STUC meeting opposes treaty
WORKERS, DEC 2007 ISSUE
The campaign to oppose the imposition of what amounts to a state constitution chaining Britain to the EU continues apace, as evidenced by a fringe meeting on 13 November at this year's Scottish TUC Women's Conference in Glasgow.
It brought home the impact of the EU's pro-capitalist nature on workers' lives. The meeting, on "Why there should be a referendum on the EU Reform Treaty" was subtitled "The implications for working lives, health services and pensions".
Rozanne Foyer, a national organiser of the Unite T&G union, with her direct knowledge of women working in the public sector, spoke of the threat to collective contracts.

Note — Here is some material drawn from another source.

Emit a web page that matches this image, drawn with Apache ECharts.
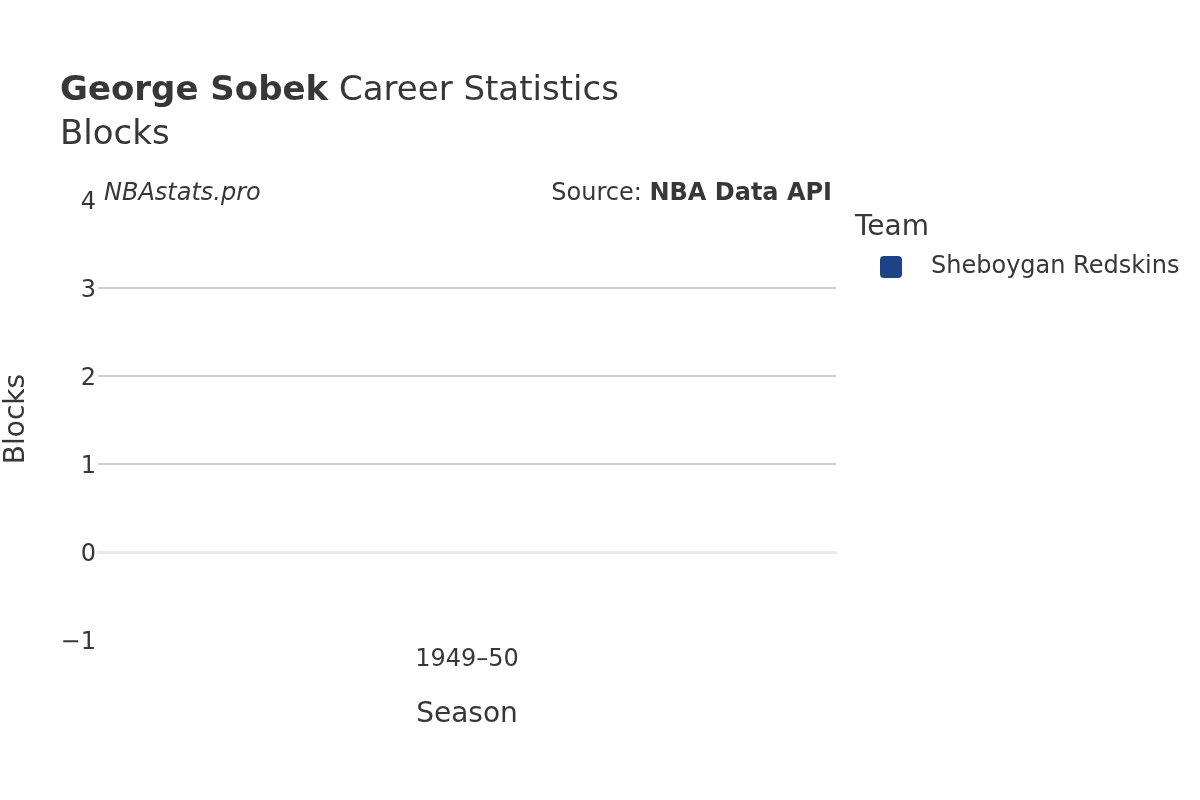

Over the past two decades, she explained, the extensive growth in numbers working through agencies has led to unregulated exploitation – in an area which sees some of the worst cases.
At the meeting, a leading member of Dunfermline Trades Council gave a personal account of how her life had been adversely affected by her employer using EU support and legislation to cheat her out of a substantial part of her pension. Her opposition to the EU was backed up by the Chair of the Scottish Pensioners' Forum. She asked why trades unionists should tolerate retired workers having some of the worst living standards in Europe while our government is praised by the EU for its loyal adherence to EU pensions guidelines. That adherence results in pension funds being plundered.
The dangers of separatism and disintegration could be seen in the Scottish National Party administration's unwillingness to commit to calling for a referendum. The meeting saw great dangers in the increased exploitation resulting from the unregulated movement of labour.
The Chair of the Musicians' Union (Scotland), Eddie McGuire, who was also chairing the meeting, urged delegates to spread the knowledge of these dangers and to take their demands for a referendum and opposition to the treaty to the wider union movement. This would then be building on votes won this year at both the STUC and the TUC conferences.
• At the end of October Giscard D'Estaing, the drafter of the Constitution, sent an open letter to European newspapers, published in, among others, the French paper Le Monde,. He wrote: "The institutional proposals of the constitutional treaty ... are found complete in the Lisbon Treaty, only in a different order and inserted in former treaties." He suggested that the new more complicated layout was only to avoid putting the treaty to a referendum: "Above all, it is to avoid having a referendum thanks to the fact that the articles are spread out and the constitutional vocabulary has been removed."